Table of contents
please check my previous blog on the installation of apache airflow
Introduction
In this blog, I'm going to tell you how to schedule your project with Apache Airflow, so that you don't have to trigger your function/projects on your own, it will be taken care of by DAGs.
Brief Introduction of Airflow and DAGs
Apache Airflow is used for the scheduling and orchestration of data pipelines or workflows. Orchestration of data pipelines refers to the sequencing, coordination, scheduling, and managing of complex data pipelines from diverse sources.
DAGs (Directed Acyclic Graphs) are a set of tasks to be executed at some interval as scheduled.
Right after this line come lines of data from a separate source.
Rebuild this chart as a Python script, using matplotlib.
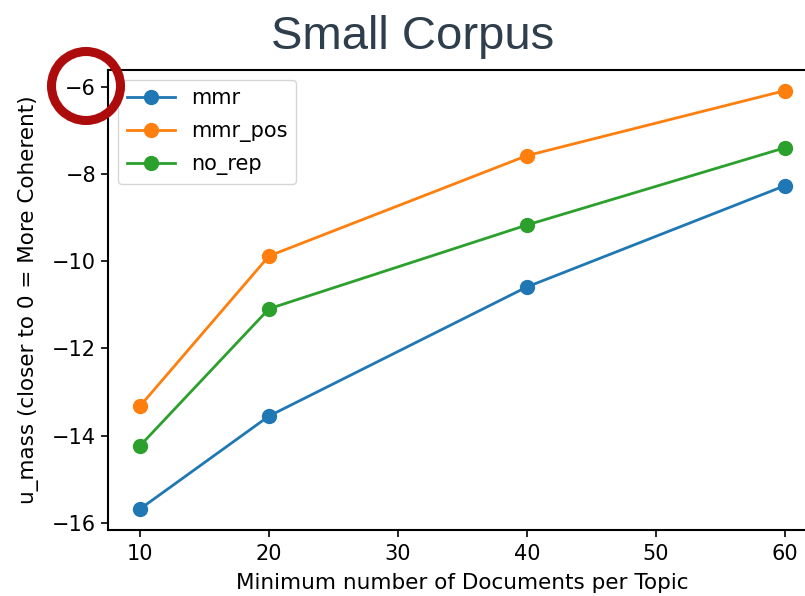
import matplotlib
matplotlib.use('Agg')
import matplotlib.pyplot as plt
from matplotlib.patches import Circle

# Coherence scores per minimum topic size
min_docs = [10, 20, 40, 60]
mmr = [-15.68, -13.55, -10.59, -8.27]
mmr_pos = [-13.32, -9.88, -7.58, -6.09]
no_rep = [-14.23, -11.09, -9.17, -7.40]

fig = plt.figure(figsize=(8.05, 5.96), dpi=100)
ax = fig.add_axes([0.134, 0.111, 0.881, 0.772])

for ys, name in [(mmr, 'mmr'), (mmr_pos, 'mmr_pos'), (no_rep, 'no_rep')]:
    ax.plot(min_docs, ys, '-o', label=name, linewidth=2.0, markersize=10)

ax.set_xticks([10, 20, 30, 40, 50, 60])
ax.set_yticks([-16, -14, -12, -10, -8, -6])
ax.tick_params(labelsize=15, length=5, width=1.2)
ax.tick_params(axis='x', pad=5)
for s in ax.spines.values():
    s.set_linewidth(1.5)
ax.set_xlabel('Minimum number of Documents per Topic', fontsize=15.5, labelpad=7)
ax.set_ylabel('u_mass (closer to 0 = More Coherent)', fontsize=15.5, labelpad=9)
ax.legend(loc='upper left', fontsize=15, handlelength=2.3, labelspacing=0.6)

fig.text(0.512, 0.918, 'Small Corpus', fontsize=34, color='#2f3e4c',
         family='Liberation Sans', ha='center', va='baseline')

# highlight ring around the top tick label
ring = Circle((86, 596 - 86), 34.5, transform=None, fill=False,
              edgecolor='#ad0c0c', linewidth=6.5)
fig.patches.append(ring)

fig.savefig('out.png', dpi=100)
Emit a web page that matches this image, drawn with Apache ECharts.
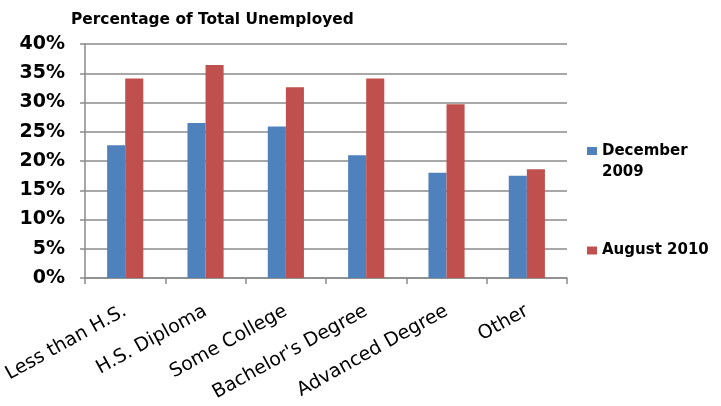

It is a collection of all the tasks you want to run, organized in a way that reflects their relationships and dependencies.
Codes
To follow the below codes, you need to check out my previous blog 'Web Scrapping demo project' as I will be taking reference of functions inside that project.
Below are the codes for DAGs...
from datetime import datetime, timedelta
from airflow import DAG
from airflow.operators.python import PythonOperator
from web_scrap import web_scrap # import function from previous project
default_args = {
'owner': 'xyz-web-scrap',
'depends_on_past': False,
'start_date': datetime(2022, 12, 12),
'email': 'xyz@gmail.com',
'email_on_failure': False,
'email_on_retry': False,
'retries': 0, # removing retries to not call insert duplicates into BigQuery
'retry_delay': timedelta(minutes=5),
}
dag = DAG(
dag_id='scrap-dag-ast',
description='DAG made for web scrap project',
default_args=default_args,
schedule_interval='* * * * *',
tags=['data-pipeline-dag'],
max_active_tasks=3
)
with dag:
run_dag = PythonOperator(
task_id='complete_web_scrap',
python_callable=web_scrap,
dag=dag,
)
run_dag
If you want to insert an email notification in the above codes so that you can get notifications then use the below codes...
import smtplib
def send_mail():
server = smtplib.SMTP_SSL('smtp.gmail.com',465)
server.ehlo()
server.starttls()
server.ehlo()
server.login('xyz@gmail.com','xxxxxxxxxxxxx') # use temporary passwords from google passwords
subject = "abcdef......."
body = "Your words........."
msg = f"Subject: {subject}\n\n{body}"
print('This mail going to be sent')
server.sendmail(
'asdfgh@gmail.com',
'bvcxz@gmail.com',
msg
)
print('mail has sent')
server.quit()